The second book we tried in our fledgling cookbook club. Absolutely fantastic! There were a number of simple recipes and a great many very complicated ones... This is Mexican, but it's so far beyond burritos it's not even funny. I made the melon recipe which included two kinds of melon, chili powder, olive oil, salt, pepper, mint and crema... It ends up being a spicy, savory melon salad. The chile rellenos blew my mind (mmm smothered in a walnut-milk sauce, but Arwen says they're very complicated to make). The shrimp tacos (dripping butter of course, with garlic, cilantro, salt, olive oil, pepper), the carne asada (what was in that sauce?), some kind of cilantro dish... were all absolutely divine. But the cinnamon/fruit/walnut cake took the cake and I ate until I could neither eat nor speak any further. I now crave that cake every moment of every day (okay, just anytime I think of it—I must get that recipe).
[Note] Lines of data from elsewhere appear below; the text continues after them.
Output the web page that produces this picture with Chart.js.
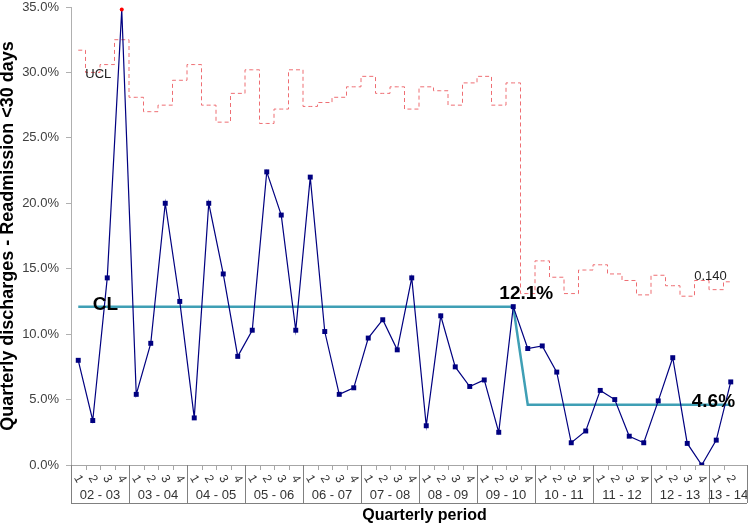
<!DOCTYPE html>
<html>
<head>
<meta charset="utf-8">
<script src="https://cdn.jsdelivr.net/npm/chart.js@4/dist/chart.umd.min.js"></script>
<style>
  body { margin: 0; background: #fff; }
  canvas { display: block; }
</style>
</head>
<body>
<canvas id="chart" width="750" height="526"></canvas>
<script>
// financial years and how many quarters of each are shown
const years = ['02 - 03', '03 - 04', '04 - 05', '05 - 06', '06 - 07', '07 - 08',
  '08 - 09', '09 - 10', '10 - 11', '11 - 12', '12 - 13', '13 - 14'];
const quartersPerYear = [4, 4, 4, 4, 4, 4, 4, 4, 4, 4, 4, 2];

// readmission rate (%) per quarter
const rate = [8.0, 3.4, 14.3, 34.8, 5.4, 9.3, 20.0, 12.5, 3.6, 20.0, 14.6, 8.3,
  10.3, 22.4, 19.1, 10.3, 22.0, 10.2, 5.4, 5.9, 9.7, 11.1, 8.8, 14.3,
  3.0, 11.4, 7.5, 6.0, 6.5, 2.5, 12.1, 8.9, 9.1, 7.1, 1.7, 2.6,
  5.7, 5.0, 2.2, 1.7, 4.9, 8.2, 1.65, 0.0, 1.9, 6.35];

// upper control limit (%) per quarter
const ucl = [31.7, 30.0, 30.6, 32.5, 28.1, 27.0, 27.5, 29.4, 30.6, 27.5, 26.2, 28.4,
  30.2, 26.1, 27.2, 30.2, 27.4, 27.7, 28.1, 28.9, 29.7, 28.4, 28.9, 27.2,
  28.9, 28.6, 27.5, 29.2, 29.7, 27.5, 29.2, 13.1, 15.6, 14.35, 13.1, 14.9,
  15.3, 14.6, 14.1, 13.0, 14.5, 13.7, 12.9, 14.1, 13.4, 14.0];

// centre line (%) per quarter
const cl = [12.1, 12.1, 12.1, 12.1, 12.1, 12.1, 12.1, 12.1, 12.1, 12.1, 12.1, 12.1,
  12.1, 12.1, 12.1, 12.1, 12.1, 12.1, 12.1, 12.1, 12.1, 12.1, 12.1, 12.1,
  12.1, 12.1, 12.1, 12.1, 12.1, 12.1, 12.1, 4.6, 4.6, 4.6, 4.6, 4.6,
  4.6, 4.6, 4.6, 4.6, 4.6, 4.6, 4.6, 4.6, 4.6, 4.6];

const yTicks = [0, 5, 10, 15, 20, 25, 30, 35];

const labels = [];
const quarterLabels = [];
years.forEach((y, i) => {
  for (let q = 1; q <= quartersPerYear[i]; q++) {
    labels.push(y + ' Q' + q);
    quarterLabels.push(String(q));
  }
});

const FONT = '"Liberation Sans", Arial, sans-serif';

// draws the two-row category table under the plot and the text notes
const chartNotes = {
  id: 'chartNotes',
  afterDraw(chart) {
    const ctx = chart.ctx;
    const xs = chart.scales.x;
    const ys = chart.scales.y;
    const area = chart.chartArea;
    const step = xs.getPixelForValue(1) - xs.getPixelForValue(0);
    const top = area.bottom;
    const bottom = top + 38;
    const right = area.right + 9;

    ctx.save();
    // axis line
    ctx.strokeStyle = '#a6a6a6';
    ctx.lineWidth = 1;
    ctx.beginPath();
    ctx.moveTo(area.left, top + 0.5);
    ctx.lineTo(right, top + 0.5);
    ctx.stroke();

    // small ticks between quarters
    ctx.beginPath();
    for (let i = 1; i < labels.length; i++) {
      const x = Math.round(xs.getPixelForValue(i) - step / 2) + 0.5;
      ctx.moveTo(x, top);
      ctx.lineTo(x, top + 5);
    }
    ctx.stroke();

    // year boxes
    ctx.strokeStyle = '#808080';
    ctx.beginPath();
    let idx = 0;
    ctx.moveTo(area.left + 0.5, top);
    ctx.lineTo(area.left + 0.5, bottom);
    ctx.font = '13px ' + FONT;
    ctx.fillStyle = '#333';
    ctx.textAlign = 'center';
    ctx.textBaseline = 'middle';
    years.forEach((y, i) => {
      const start = idx;
      idx += quartersPerYear[i];
      const x0 = xs.getPixelForValue(start) - step / 2;
      let x1 = xs.getPixelForValue(idx - 1) + step / 2;
      if (i === years.length - 1) x1 = right;
      const xl = Math.round(x1) + 0.5;
      ctx.moveTo(xl, top);
      ctx.lineTo(xl, bottom);
      ctx.fillText(y, (x0 + x1) / 2, top + 30);
    });
    ctx.moveTo(area.left, bottom + 0.5);
    ctx.lineTo(right, bottom + 0.5);
    ctx.stroke();

    // rotated quarter numbers
    ctx.font = '12px ' + FONT;
    quarterLabels.forEach((q, i) => {
      ctx.save();
      ctx.translate(xs.getPixelForValue(i), top + 14);
      ctx.rotate(Math.PI / 180 * 60);
      ctx.fillText(q, 0, 0);
      ctx.restore();
    });

    // x axis title
    ctx.font = 'bold 16px ' + FONT;
    ctx.fillStyle = '#000';
    ctx.fillText('Quarterly period', (area.left + area.right) / 2 + 20, 516);

    // notes on the lines
    const last = labels.length - 1;
    ctx.textBaseline = 'alphabetic';
    ctx.textAlign = 'left';
    ctx.font = '13px ' + FONT;
    ctx.fillStyle = '#222';
    ctx.fillText('UCL', xs.getPixelForValue(0) + 7, ys.getPixelForValue(29.6));
    ctx.fillText((ucl[last] / 100).toFixed(3), xs.getPixelForValue(last - 1) - 22,
      ys.getPixelForValue(ucl[last]) - 2);

    ctx.fillStyle = '#000';
    ctx.font = 'bold 19px ' + FONT;
    ctx.fillText('CL', xs.getPixelForValue(1), ys.getPixelForValue(cl[0]) + 3);
    ctx.textAlign = 'center';
    ctx.fillText(cl[30].toFixed(1) + '%', xs.getPixelForValue(30) + 13,
      ys.getPixelForValue(cl[30]) - 8);
    ctx.textAlign = 'left';
    ctx.fillText(cl[last].toFixed(1) + '%', xs.getPixelForValue(last - 2) - 10,
      ys.getPixelForValue(cl[last]) + 2);
    ctx.restore();
  }
};

new Chart(document.getElementById('chart'), {
  type: 'line',
  data: {
    labels: labels,
    datasets: [
      {
        label: 'Readmission rate',
        data: rate,
        borderColor: '#000080',
        borderWidth: 1.2,
        pointStyle: (c) => rate[c.dataIndex] > ucl[c.dataIndex] ? 'circle' : 'rect',
        pointRadius: (c) => rate[c.dataIndex] > ucl[c.dataIndex] ? 2 : 3.5,
        pointBackgroundColor: (c) => rate[c.dataIndex] > ucl[c.dataIndex] ? '#ff0000' : '#000080',
        pointBorderWidth: 0,
        order: 0
      },
      {
        label: 'CL',
        data: cl,
        borderColor: '#3f9fb5',
        borderWidth: 2.5,
        pointRadius: 0,
        order: 1
      },
      {
        label: 'UCL',
        data: ucl,
        borderColor: '#ee6e73',
        borderWidth: 1,
        borderDash: [4, 3],
        stepped: 'middle',
        pointRadius: 0,
        order: 2
      }
    ]
  },
  options: {
    responsive: false,
    animation: false,
    devicePixelRatio: 1,
    layout: { padding: { top: 0, right: 12, left: 0, bottom: 0 } },
    plugins: {
      legend: { display: false },
      tooltip: { enabled: false }
    },
    scales: {
      x: {
        type: 'category',
        offset: true,
        grid: { display: false },
        border: { display: false },
        ticks: { display: false },
        afterFit: (s) => { s.height = 61; }
      },
      y: {
        min: 0,
        max: 35,
        afterBuildTicks: (s) => { s.ticks = yTicks.map((v) => ({ value: v })); },
        ticks: {
          padding: 7,
          color: '#404040',
          font: { family: FONT, size: 13 },
          callback: (v) => v.toFixed(1) + '%'
        },
        grid: { drawOnChartArea: false, tickLength: 5, color: '#b0b0b0' },
        border: { color: '#b0b0b0' },
        title: {
          display: true,
          text: 'Quarterly discharges - Readmission <30 days',
          color: '#000',
          padding: { top: -3, bottom: 0 },
          font: { family: FONT, size: 18, weight: 'bold' }
        },
        afterFit: (s) => {
          s.width = 71;
          s.paddingTop = 7;
          s.paddingBottom = 0;
        }
      }
    }
  },
  plugins: [chartNotes]
});
</script>
</body>
</html>
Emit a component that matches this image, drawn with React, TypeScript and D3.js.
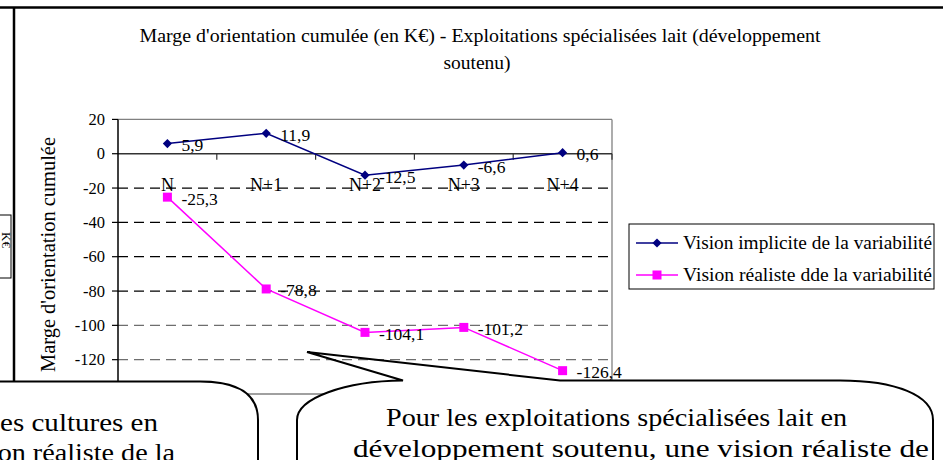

Oakland's Dona Tomas is an amazing, and not your run-of-the-mill, Mexican restaurant...and now you can have chef Thomas Schnetz's secrets. I found this book colorful and fun to read, that is, if you like to "read" cookbooks as I do (which I find can be like poetry). A word of warning for the novice (Mexican food) cook--these recipes are challenging and the ingredients are not likely found on the shelves of your typical market. Look to a local Mexicatessen, preferably one with sheets of fried pig skin hanging in the windows, and you're sure to find everything you need and have a whole new appreciation and respect for Mexican cuisine.
i love eating at dona tomas in oakland. it's fun to learn about this kind of cooking, and occasionally try it. pretty complicated cooking for a rookie like me, plus although i live in san diego, i only have access to maybe 5 types of chilis. i dream of someday basking in the kind of ingredients they use and trying to make more stuff.